I see multiples as one of those things, "It sounds sooo simple at first, why can't it just work!?" Until you dig into the details and realize, "Ooooh. Yeah I can totally see how some would want X while others need Y, and you need to distinguish between them sometimes, but not always." It's kind of like Strings in that manner; such a simple concept yet so hard to do correctly. ...Or CLIs for that matter :stuck_out_tongue_winking_eye:
Ok, so back to the topic at hand:
I find myself agreeing with @CreepySkeleton here. We're talking about sane defaults. I can also totally respect @TeXitoi's sentiment of Option<Vec<T>> is much more of a pain to deal with than Vec<T>. However I disagree that all options should default to 0 values. In fact, I've come across very few CLIs that rely on --foo <no value>. They do exist for sure, but most I've run into either expect a value, or expect no argument to be used (with or without a default value).
So I think this comes down to balancing Rust ergonomics and semantics (Vec<T>, where all Vecs can have zero values by default) with clap ergonomics and semantics (Option<T> means optional argument, thus Option<Vec<T>> means optional option which accepts multiple values...combined with in clap speak all options by default must have at least 1 value). I think it's perfectly reasonable to impose clap defaults/semantics here. People are building a struct specifically around claps semantics, so I think that although Vec<T> can totally have zero or more values by default the fact that it does not lining up with claps 1 or more values by default is fine and people will first look to their knowledge about clap semantics when building these structs. This is in part because there is no intrinsic Rust type that is one or more values.

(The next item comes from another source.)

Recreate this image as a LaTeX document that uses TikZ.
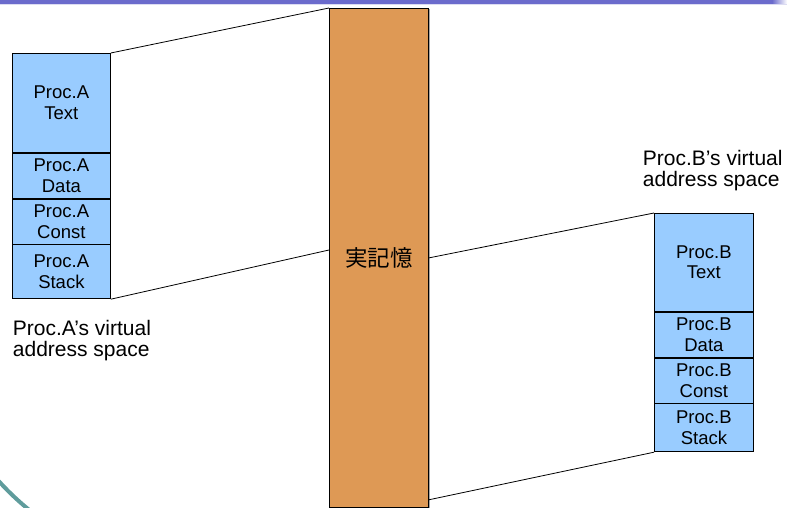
\documentclass[tikz,border=0pt]{standalone}
\usepackage{fontspec}
\setmainfont{Liberation Sans}
\newfontfamily\cjk{Noto Sans CJK JP}
\usetikzlibrary{calc}
\definecolor{boxblue}{HTML}{99CCFF}
\definecolor{memorange}{HTML}{DE9955}
\definecolor{barpurple}{HTML}{6B6BCC}
\definecolor{barlight}{HTML}{DCDCF2}
\definecolor{arcteal}{HTML}{5F9C9C}
\begin{document}
\begin{tikzpicture}[x=1pt,y=-1pt,
  seg/.style={draw=black, line width=0.8pt, fill=boxblue, rectangle, inner sep=0pt,
    anchor=north west, align=center, font=\fontsize{18.5}{20.5}\selectfont},
  membox/.style={draw=black, line width=0.8pt, fill=memorange, rectangle, inner sep=0pt,
    anchor=north west, font=\cjk\fontsize{22.5}{22.5}\selectfont},
  link/.style={draw=black, line width=0.8pt},
  lbl/.style={inner sep=0pt, anchor=base west, align=left, font=\fontsize{21}{21}\selectfont}]
\useasboundingbox (0,0) rectangle (787,508);
% slide decoration
\fill[barpurple] (0,0) rectangle (772,3.7);
\shade[left color=barpurple, right color=white] (772,0) rectangle (787,3.7);
\fill[barlight] (0,3.7) rectangle (787,4.7);
\begin{scope}
  \clip (0,440) rectangle (70,508);
  \draw[arcteal, line width=4pt] (199,300) circle (270);
\end{scope}
% memory
\fill[gray!70] (428,9) rectangle (430,508);
\node[membox, minimum width=99, minimum height=499] (mem) at (329,8) {実記憶};
\coordinate (memL) at ($(mem.north west)+(0,242)$);
\coordinate (memB) at ($(mem.south east)+(0,-8)$);
% process A
\node[seg, minimum width=98, minimum height=99] (aT) at (12,53) {Proc.A\\Text};
\node[seg, minimum width=98, minimum height=45] (aD) at (aT.south west) {Proc.A\\Data};
\node[seg, minimum width=98, minimum height=45] (aC) at (aD.south west) {Proc.A\\Const};
\node[seg, minimum width=98, minimum height=54] (aS) at (aC.south west) {Proc.A\\Stack};
% process B
\node[seg, minimum width=99, minimum height=98] (bT) at (654,213) {Proc.B\\Text};
\node[seg, minimum width=99, minimum height=45] (bD) at (bT.south west) {Proc.B\\Data};
\node[seg, minimum width=99, minimum height=45] (bC) at (bD.south west) {Proc.B\\Const};
\node[seg, minimum width=99, minimum height=48] (bS) at (bC.south west) {Proc.B\\Stack};
% links
\draw[link] (aT.north east) -- (mem.north west);
\draw[link] (aS.south east) -- (memL);
\draw[link] (mem.east) -- (bT.north west);
\draw[link] (memB) -- (bS.south west);
% labels
\node[lbl] (labA) at (12.7,356) {Proc.A’s virtual\\address space};
\node[lbl] (labB) at (642.7,186) {Proc.B’s virtual\\address space};
\end{tikzpicture}
\end{document}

I would suggest simply calling it out in the docs directly, that although the default is Vec<T> means required = true, if you want the ergonomics of Vec<T> just override the required attribute with false
Also, perhaps I'm out of touch, but if I wanted to allow multiple values with occurrences via derive in clap I'd instinctivily try to do Option<Vec<Vec<T>>>
| command | type |
| -- | -- |
| -f v -f v | Some([v, v]) |
| -f v v | Some([v, v]) |
| -f v v -f v v | Some([[v, v], [v, v]]) |
app -ffffrom the table would have been parsed as [-f=ff]
Correct. That is intended behaviour due to how parsing is structured. I don't think there is anything we can, or would want to do about this.
It's a problem of good documentation more than anything, about the way it conveys this setup to user.
100% agree.
Having said all that, if we settled on Vec<T> defaulting to not-required because Rust ergonomics are more important, it's not a huge issue to me so long as it's documented very clearly.
I just came here from https://github.com/TeXitoi/structopt/issues/396 and wanted to say, I really hope in a v3 breaking change, Clap can address the multiple / number_of_values confusion, both for the API and for the new derive macros.
Looking back, I wish I'd made the sane default of multiple=true and no other info being -f v -f v is allowed -f v v is not. Which is what I attempted to make the default in 3.x because this was by far the most common request, most people expected -f v -f v (minus people mostly familiar with IRC like CLIs which was a minority). It also no longer required the number_of_values=1, which in all honest looks kind of confusing if you're not already familiar with clap...."Why am I say I want multiple values, AND also saying number of values is 1?!"
+100 this bit. It really sticks out as a trap in what's generally a friendly API, and is exacerbated by the fact that you can easily not notice the bug is there.